# [Required work]
Print exactly the lines from the first one down to the line that contains "ax = fig.add_axes([150", both included, and skip the pictures.

(Data records)

────────

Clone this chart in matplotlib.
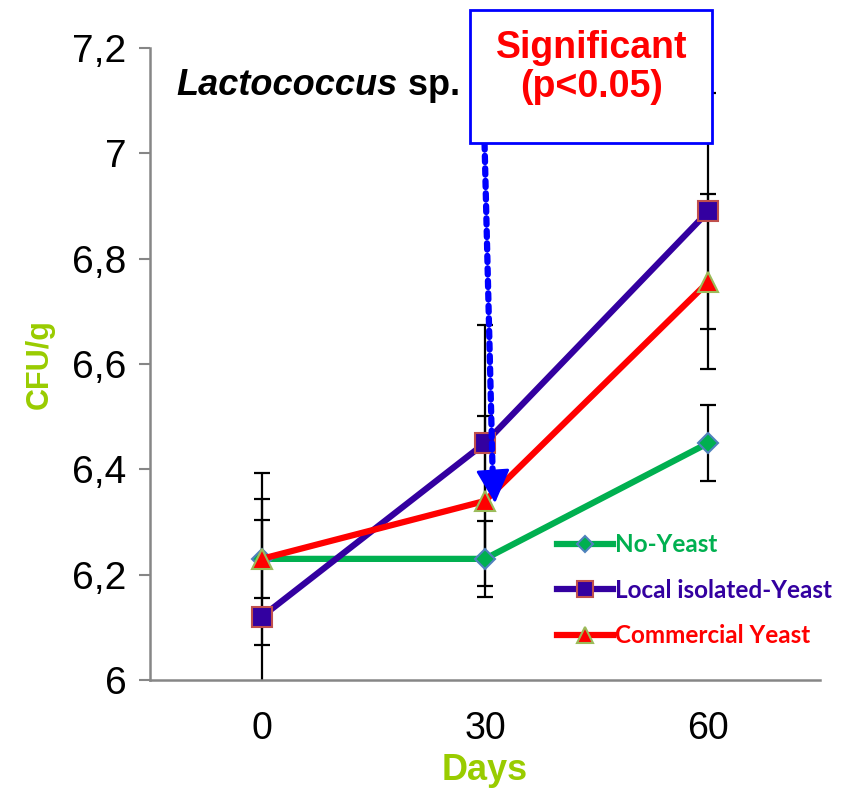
import matplotlib.pyplot as plt
import matplotlib.patches as mpatches
import numpy as np

plt.rcParams['font.family'] = ['Liberation Sans', 'DejaVu Sans']

# sampling days and mean counts (log CFU/g)
days = ['0', '30', '60']
no_yeast = [6.23, 6.23, 6.45]
no_yeast_err = [0.074, 0.072, 0.073]
local_yeast = [6.12, 6.45, 6.89]
local_yeast_err = [0.224, 0.224, 0.224]
commercial_yeast = [6.23, 6.34, 6.756]
commercial_yeast_err = [0.163, 0.162, 0.166]

x = np.arange(len(days))

fig = plt.figure(figsize=(8.44, 7.95), dpi=100)
ax = fig.add_axes([150 / 844, 115 / 795, 670 / 844, 632 / 795])

series = [
    ('No-Yeast', no_yeast, no_yeast_err, '#00B050', 'D', '#00B050', '#4F81BD', 10),
    ('Local isolated-Yeast', local_yeast, local_yeast_err, '#3300A0', 's', '#3300A0', '#C0504D', 14),
    ('Commercial Yeast', commercial_yeast, commercial_yeast_err, '#FF0000', '^', '#FF0000', '#9BBB59', 15),
]

for label, vals, err, color, marker, mfc, mec, ms in series:
    ax.errorbar(x, vals, yerr=err, fmt='none', ecolor='black', elinewidth=1.6,
                capsize=6, capthick=1.6, zorder=2)
for label, vals, err, color, marker, mfc, mec, ms in series:
    ax.plot(x, vals, color=color, lw=4.5, marker=marker, ms=ms, mfc=mfc, mec=mec,
            mew=1.5, label=label, zorder=3)

ax.set_xlim(-0.5, 2.5)
ax.set_ylim(6, 7.2)
ax.set_xticks(x)
ax.set_xticklabels(days)
yt = [6, 6.2, 6.4, 6.6, 6.8, 7, 7.2]
ax.set_yticks(yt)
ax.set_yticklabels([f'{v:g}'.replace('.', ',') for v in yt])
ax.tick_params(axis='y', labelsize=28, length=8, width=1.5, color='#868686', pad=9)
ax.tick_params(axis='x', labelsize=27, length=0, pad=22)

for s in ['top', 'right']:
    ax.spines[s].set_visible(False)
for s in ['left', 'bottom']:
    ax.spines[s].set_color('#868686')
    ax.spines[s].set_linewidth(1.8)

ax.set_ylabel('CFU/g', color='#99CC00', fontsize=22, fontweight='bold')
ax.yaxis.set_label_coords(-0.142, 0.5)
ax.set_xlabel('Days', color='#99CC00', fontsize=26, fontweight='bold')
ax.xaxis.set_label_coords(0.5, -0.115)

t1 = ax.text(0.04, 0.925, 'Lactococcus', transform=ax.transAxes, fontsize=26,
             fontweight='bold', fontstyle='italic', ha='left', va='baseline')
ax.annotate(' sp.', xy=(1, 0), xycoords=t1, fontsize=26, fontweight='bold',
            ha='left', va='bottom')

# significance box
box = mpatches.Rectangle((0.935, 7.0196), 1.083, 0.2524, transform=ax.transData,
                         clip_on=False, fc='white', ec='#0000FF', lw=2, zorder=5)
ax.add_patch(box)
ax.text(1.477, 7.163, 'Significant\n(p<0.05)', color='#FF0000', fontsize=27,
        fontweight='bold', ha='center', va='center', linespacing=1.1, zorder=6,
        clip_on=False)

# dotted arrow from the box down to day 30
ax.annotate('', xy=(1.035, 6.38), xytext=(0.998, 7.019),
            arrowprops=dict(arrowstyle='-', color='#0000FF', lw=4.5,
                            linestyle=(0, (1, 1)), shrinkA=0, shrinkB=0), zorder=4)
ax.annotate('', xy=(1.045, 6.336), xytext=(1.035, 6.40),
            arrowprops=dict(arrowstyle='-|>,head_length=0.55,head_width=0.28',
                            color='#0000FF', lw=2, mutation_scale=38,
                            shrinkA=0, shrinkB=0), zorder=4)

ax.legend(loc='upper left', bbox_to_anchor=(0.607, 0.232), frameon=False,
          prop=dict(family='Lato', weight='bold', size=17.5), labelcolor='linecolor',
          handlelength=2.3, handletextpad=0.1, labelspacing=0.92, markerscale=0.8,
          borderaxespad=0, borderpad=0)

fig.savefig('out.png', dpi=100)
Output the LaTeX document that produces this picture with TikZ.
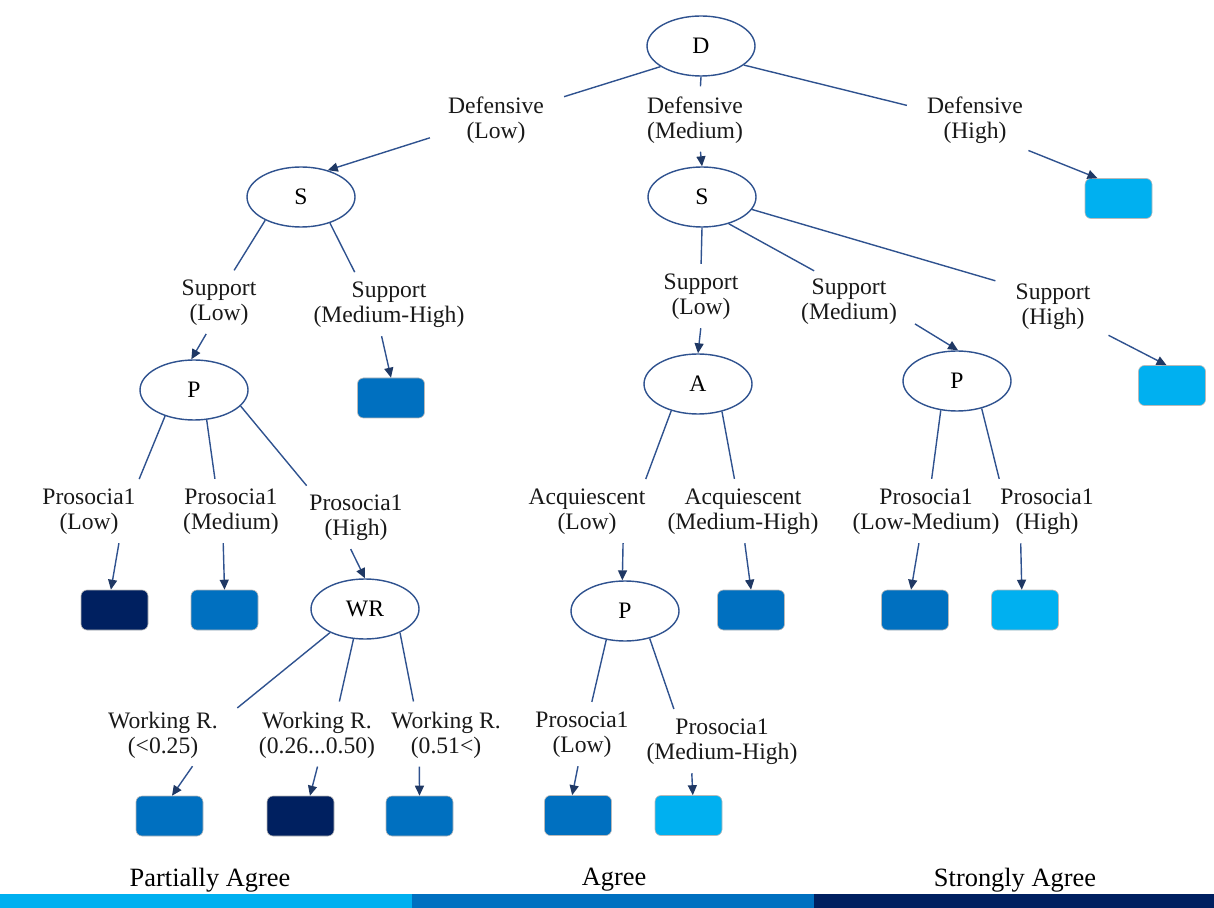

────────

# [Exercise response]
Clone this chart in matplotlib.
import matplotlib.pyplot as plt
import matplotlib.patches as mpatches
import numpy as np

plt.rcParams['font.family'] = ['Liberation Sans', 'DejaVu Sans']

# sampling days and mean counts (log CFU/g)
days = ['0', '30', '60']
no_yeast = [6.23, 6.23, 6.45]
no_yeast_err = [0.074, 0.072, 0.073]
local_yeast = [6.12, 6.45, 6.89]
local_yeast_err = [0.224, 0.224, 0.224]
commercial_yeast = [6.23, 6.34, 6.756]
commercial_yeast_err = [0.163, 0.162, 0.166]

x = np.arange(len(days))

fig = plt.figure(figsize=(8.44, 7.95), dpi=100)
ax = fig.add_axes([150 / 844, 115 / 795, 670 / 844, 632 / 795])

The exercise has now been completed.